The Valley Low is an exploration of The Necropastoral, an aesthetic and theoretical lens which frames the contemporary world within understandings of, and encounters with, the ‘new nature’ of the hypermodern world. A nature in which human activity is inseparable from the whole, no longer cordoned off into its own conceptual realm. A nature which is dominated by the toxic, the dead, the dying and undying, the mutated and the viral.
The Necropastoral is very much gothic in its outlook, alternately reveling and languishing within imagery of war, death, corruption and the inhuman. But where the traditional gothic was concerned with using the uncanniness of the supernatural to explore the plainly natural, (both within and without humanity) the Necropastoral instead uses the very real state of nature under capitalism to confront humanity with itself. While both are interested in using disquiet and fear as tools of revelation, the Necropastoral has no need for ghosts or eldritch beings, finding toxic waste, unexploded mines, and digital dumping grounds more than adequate to haunt its viewers.
It is atemporal, non-linear and counter-rational. Not in an attempt to further obscure, but rather to strip away the already ingrained and self-professed ‘rational’ myth of a separation between humanity and its activities, and the wider natural order.

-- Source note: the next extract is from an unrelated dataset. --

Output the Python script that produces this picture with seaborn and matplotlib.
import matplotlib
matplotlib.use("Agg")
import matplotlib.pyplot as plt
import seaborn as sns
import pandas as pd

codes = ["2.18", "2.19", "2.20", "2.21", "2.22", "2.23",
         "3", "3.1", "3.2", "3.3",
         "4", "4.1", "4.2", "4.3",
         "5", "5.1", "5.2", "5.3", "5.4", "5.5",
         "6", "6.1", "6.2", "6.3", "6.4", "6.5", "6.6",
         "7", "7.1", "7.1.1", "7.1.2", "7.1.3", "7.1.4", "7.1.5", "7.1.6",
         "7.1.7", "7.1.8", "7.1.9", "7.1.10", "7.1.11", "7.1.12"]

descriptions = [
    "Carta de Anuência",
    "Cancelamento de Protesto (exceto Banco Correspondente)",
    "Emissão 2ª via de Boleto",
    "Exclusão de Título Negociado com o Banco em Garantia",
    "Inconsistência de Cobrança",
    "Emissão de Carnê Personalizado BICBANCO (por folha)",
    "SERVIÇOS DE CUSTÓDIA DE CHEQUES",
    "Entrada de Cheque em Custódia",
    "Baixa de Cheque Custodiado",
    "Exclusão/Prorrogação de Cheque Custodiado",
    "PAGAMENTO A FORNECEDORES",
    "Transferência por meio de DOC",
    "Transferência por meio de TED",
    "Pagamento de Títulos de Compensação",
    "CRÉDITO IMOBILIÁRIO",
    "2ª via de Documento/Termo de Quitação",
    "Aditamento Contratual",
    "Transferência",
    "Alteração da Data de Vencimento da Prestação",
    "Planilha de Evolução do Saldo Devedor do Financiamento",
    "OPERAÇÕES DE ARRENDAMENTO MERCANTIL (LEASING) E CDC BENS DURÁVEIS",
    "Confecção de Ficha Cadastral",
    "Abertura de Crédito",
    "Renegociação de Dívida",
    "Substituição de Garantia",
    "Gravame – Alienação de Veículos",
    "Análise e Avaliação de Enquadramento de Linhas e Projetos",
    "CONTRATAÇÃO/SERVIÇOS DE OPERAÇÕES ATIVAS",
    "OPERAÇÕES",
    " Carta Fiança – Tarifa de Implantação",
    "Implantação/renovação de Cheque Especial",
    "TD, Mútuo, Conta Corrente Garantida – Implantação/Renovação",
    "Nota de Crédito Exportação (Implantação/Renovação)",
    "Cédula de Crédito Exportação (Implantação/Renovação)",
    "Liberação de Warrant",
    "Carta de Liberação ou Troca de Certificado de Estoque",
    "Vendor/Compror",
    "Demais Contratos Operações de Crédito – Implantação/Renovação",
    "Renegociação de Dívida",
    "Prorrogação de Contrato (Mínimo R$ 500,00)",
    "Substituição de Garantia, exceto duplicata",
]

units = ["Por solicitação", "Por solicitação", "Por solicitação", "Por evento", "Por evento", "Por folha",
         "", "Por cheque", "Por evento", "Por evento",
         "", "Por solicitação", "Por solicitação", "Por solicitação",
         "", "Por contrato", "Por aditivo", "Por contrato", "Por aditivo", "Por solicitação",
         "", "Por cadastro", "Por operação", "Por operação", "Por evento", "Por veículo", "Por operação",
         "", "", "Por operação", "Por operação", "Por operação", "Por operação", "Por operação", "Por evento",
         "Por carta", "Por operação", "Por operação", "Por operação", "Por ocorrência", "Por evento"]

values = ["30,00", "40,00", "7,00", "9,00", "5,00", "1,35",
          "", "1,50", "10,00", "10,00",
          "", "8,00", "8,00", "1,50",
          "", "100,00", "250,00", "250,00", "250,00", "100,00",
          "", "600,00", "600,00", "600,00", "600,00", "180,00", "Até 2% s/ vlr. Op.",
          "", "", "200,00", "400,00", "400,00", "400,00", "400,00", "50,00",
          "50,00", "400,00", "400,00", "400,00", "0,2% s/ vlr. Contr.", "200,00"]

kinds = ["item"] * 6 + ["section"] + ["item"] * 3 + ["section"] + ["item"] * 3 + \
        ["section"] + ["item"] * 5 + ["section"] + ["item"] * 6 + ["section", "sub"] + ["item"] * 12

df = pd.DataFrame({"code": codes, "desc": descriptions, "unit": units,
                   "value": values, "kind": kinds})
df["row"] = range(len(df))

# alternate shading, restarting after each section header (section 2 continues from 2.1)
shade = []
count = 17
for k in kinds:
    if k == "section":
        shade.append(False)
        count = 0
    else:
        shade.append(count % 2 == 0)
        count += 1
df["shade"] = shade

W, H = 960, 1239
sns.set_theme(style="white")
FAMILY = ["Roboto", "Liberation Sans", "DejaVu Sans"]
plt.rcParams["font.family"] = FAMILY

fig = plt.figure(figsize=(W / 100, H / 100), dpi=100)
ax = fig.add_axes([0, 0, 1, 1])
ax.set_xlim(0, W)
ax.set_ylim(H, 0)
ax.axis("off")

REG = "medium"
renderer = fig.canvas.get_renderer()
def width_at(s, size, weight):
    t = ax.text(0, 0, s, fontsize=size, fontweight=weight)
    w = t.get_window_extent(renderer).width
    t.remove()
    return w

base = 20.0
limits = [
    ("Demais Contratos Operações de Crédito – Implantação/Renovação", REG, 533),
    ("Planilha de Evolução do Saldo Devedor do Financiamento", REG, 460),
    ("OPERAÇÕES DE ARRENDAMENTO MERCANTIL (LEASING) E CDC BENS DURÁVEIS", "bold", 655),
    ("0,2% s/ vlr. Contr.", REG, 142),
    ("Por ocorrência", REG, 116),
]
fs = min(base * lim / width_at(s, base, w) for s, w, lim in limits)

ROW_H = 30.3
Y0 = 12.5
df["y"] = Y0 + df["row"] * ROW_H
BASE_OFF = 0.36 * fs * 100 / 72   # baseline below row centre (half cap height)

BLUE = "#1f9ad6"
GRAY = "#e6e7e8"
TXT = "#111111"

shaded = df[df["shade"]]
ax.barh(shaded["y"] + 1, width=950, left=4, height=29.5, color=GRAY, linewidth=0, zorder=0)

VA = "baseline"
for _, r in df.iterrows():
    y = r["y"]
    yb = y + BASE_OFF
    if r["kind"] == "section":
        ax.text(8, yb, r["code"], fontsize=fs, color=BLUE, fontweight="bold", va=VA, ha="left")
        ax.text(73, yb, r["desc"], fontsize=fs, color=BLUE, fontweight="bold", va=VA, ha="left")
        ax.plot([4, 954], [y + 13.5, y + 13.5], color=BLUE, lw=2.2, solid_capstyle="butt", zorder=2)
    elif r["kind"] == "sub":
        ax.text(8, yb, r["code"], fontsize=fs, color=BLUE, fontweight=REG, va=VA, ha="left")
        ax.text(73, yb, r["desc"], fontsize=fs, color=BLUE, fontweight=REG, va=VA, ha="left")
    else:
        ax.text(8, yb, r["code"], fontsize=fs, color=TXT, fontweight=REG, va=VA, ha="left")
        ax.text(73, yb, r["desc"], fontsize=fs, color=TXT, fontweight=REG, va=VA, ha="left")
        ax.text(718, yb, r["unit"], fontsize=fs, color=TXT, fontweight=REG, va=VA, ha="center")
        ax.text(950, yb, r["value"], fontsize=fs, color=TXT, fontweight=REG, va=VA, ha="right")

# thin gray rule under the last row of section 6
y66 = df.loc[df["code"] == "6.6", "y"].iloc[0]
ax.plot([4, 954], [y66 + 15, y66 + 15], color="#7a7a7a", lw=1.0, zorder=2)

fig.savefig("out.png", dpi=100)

It is a reminder that there is in fact only one world; and that under the current order it has become a world of death and dissolution.

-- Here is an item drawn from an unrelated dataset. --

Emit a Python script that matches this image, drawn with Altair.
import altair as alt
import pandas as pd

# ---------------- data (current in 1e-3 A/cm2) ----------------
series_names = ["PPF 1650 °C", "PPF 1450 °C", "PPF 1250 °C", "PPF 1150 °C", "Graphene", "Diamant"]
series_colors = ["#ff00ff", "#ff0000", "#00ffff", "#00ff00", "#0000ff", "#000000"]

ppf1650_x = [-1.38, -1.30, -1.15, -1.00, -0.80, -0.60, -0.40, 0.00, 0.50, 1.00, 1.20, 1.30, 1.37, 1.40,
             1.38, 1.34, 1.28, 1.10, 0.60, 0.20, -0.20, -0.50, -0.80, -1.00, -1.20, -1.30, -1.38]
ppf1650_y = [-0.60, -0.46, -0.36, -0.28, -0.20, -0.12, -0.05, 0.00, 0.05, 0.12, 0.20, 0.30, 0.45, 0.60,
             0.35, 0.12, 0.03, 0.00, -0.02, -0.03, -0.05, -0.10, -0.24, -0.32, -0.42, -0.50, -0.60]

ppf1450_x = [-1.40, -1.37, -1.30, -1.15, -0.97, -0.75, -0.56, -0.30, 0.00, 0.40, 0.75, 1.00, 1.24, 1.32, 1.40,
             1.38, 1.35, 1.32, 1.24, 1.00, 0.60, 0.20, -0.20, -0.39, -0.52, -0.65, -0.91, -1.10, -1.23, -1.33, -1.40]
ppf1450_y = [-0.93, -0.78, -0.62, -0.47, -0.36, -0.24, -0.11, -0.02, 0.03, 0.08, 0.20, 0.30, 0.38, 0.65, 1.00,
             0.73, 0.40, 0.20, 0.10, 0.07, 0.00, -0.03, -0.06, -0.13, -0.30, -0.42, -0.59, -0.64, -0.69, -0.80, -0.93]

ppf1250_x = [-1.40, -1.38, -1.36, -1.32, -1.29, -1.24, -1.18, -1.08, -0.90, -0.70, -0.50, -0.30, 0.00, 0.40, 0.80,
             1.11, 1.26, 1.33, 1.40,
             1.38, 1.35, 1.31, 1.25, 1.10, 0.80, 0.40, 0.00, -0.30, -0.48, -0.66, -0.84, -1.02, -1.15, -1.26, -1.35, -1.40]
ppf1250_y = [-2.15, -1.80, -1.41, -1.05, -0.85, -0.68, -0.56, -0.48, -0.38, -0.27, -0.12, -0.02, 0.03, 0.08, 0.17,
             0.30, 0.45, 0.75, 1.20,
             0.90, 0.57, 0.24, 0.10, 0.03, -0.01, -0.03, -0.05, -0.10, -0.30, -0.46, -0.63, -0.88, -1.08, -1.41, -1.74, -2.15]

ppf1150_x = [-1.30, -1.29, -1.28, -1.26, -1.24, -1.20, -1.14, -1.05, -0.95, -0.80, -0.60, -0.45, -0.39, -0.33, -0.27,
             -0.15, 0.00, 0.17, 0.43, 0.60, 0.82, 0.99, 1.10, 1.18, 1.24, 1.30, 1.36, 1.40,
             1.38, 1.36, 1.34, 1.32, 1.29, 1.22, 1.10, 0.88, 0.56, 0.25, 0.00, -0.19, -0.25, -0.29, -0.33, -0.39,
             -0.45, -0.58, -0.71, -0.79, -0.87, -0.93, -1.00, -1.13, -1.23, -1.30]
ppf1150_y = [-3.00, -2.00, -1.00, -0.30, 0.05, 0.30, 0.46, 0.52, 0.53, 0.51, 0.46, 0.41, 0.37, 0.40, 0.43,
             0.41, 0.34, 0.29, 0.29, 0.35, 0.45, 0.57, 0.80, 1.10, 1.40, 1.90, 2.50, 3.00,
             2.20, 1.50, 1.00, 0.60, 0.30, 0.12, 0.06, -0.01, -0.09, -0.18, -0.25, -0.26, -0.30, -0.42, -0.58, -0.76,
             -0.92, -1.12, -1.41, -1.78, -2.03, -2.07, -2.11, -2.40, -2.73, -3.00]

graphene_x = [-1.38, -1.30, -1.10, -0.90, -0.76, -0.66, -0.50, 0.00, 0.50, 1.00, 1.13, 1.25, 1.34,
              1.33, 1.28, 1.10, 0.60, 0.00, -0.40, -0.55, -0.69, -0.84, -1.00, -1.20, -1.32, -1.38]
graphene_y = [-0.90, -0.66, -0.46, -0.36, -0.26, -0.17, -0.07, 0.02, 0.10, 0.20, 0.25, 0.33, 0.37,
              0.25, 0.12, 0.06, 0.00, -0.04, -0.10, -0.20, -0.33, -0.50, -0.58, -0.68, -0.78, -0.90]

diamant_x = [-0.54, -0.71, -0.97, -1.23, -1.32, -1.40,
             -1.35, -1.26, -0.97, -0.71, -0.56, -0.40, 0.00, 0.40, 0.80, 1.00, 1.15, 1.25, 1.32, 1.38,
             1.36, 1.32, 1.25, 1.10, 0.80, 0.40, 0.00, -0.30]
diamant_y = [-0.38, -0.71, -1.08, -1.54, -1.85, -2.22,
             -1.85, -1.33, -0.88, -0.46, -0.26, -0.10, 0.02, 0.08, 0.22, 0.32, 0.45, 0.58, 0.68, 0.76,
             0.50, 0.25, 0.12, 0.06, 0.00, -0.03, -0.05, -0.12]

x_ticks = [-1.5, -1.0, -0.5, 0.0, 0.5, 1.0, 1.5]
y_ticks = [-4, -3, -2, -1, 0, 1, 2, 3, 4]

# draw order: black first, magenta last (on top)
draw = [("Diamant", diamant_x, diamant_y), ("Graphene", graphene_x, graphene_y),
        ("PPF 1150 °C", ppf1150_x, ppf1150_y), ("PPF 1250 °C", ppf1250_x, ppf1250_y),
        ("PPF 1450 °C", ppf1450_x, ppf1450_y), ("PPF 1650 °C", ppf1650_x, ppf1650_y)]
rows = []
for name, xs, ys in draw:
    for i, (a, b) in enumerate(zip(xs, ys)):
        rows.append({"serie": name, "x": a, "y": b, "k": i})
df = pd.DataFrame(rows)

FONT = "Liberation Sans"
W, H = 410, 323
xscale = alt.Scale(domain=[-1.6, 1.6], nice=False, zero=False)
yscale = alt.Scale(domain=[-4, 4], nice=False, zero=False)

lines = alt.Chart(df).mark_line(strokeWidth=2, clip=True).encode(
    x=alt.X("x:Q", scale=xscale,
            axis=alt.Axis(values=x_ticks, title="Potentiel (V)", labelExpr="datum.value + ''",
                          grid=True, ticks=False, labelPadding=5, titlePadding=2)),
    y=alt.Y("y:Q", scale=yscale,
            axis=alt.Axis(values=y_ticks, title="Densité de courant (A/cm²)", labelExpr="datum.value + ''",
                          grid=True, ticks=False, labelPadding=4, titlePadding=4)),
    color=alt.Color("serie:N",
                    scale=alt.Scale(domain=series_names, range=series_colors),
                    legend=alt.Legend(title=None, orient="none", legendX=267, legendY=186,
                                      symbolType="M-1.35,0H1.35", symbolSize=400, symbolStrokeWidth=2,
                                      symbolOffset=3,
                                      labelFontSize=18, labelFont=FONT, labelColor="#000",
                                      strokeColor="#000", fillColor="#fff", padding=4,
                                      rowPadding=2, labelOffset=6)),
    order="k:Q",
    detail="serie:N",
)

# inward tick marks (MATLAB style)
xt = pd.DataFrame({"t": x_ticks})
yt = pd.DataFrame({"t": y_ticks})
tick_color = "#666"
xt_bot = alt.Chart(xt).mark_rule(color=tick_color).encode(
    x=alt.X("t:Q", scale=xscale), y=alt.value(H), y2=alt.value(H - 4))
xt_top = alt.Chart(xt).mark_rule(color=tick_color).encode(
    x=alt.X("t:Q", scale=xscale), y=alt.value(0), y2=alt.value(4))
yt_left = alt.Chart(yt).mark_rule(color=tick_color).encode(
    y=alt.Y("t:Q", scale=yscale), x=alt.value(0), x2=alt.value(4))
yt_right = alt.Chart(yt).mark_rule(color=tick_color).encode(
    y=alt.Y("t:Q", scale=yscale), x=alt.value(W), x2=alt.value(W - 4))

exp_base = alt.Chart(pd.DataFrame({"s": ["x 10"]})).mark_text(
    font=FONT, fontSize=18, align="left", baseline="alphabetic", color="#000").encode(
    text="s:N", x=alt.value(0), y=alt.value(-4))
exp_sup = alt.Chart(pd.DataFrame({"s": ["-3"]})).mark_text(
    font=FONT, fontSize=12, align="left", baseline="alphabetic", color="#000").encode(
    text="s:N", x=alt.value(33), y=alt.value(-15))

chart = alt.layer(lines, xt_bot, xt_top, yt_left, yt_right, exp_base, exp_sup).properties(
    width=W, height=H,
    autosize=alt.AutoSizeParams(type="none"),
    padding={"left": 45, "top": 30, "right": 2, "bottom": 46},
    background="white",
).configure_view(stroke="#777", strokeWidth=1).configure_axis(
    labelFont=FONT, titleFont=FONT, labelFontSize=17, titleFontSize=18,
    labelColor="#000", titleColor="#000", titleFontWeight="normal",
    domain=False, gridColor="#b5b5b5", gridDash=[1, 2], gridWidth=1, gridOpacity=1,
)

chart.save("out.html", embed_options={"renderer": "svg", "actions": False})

The works which appear under this theme all in some way address death, corruption, toxicity, or the uncanniness of the contemporary world. They are also all lively, revelatory or lavishly excessive, just as much as they are mournful, or fearful, or haunting. Rather than seeking to further the divide between humanity and the new nature we have created, they are instead excursions into that world; encounters with what we have wrought, both good and ill. They dance (in one case quite literally) amongst the grave markers and weeds and toxic molds of the now, in the sickly twilight of our hypermodern age.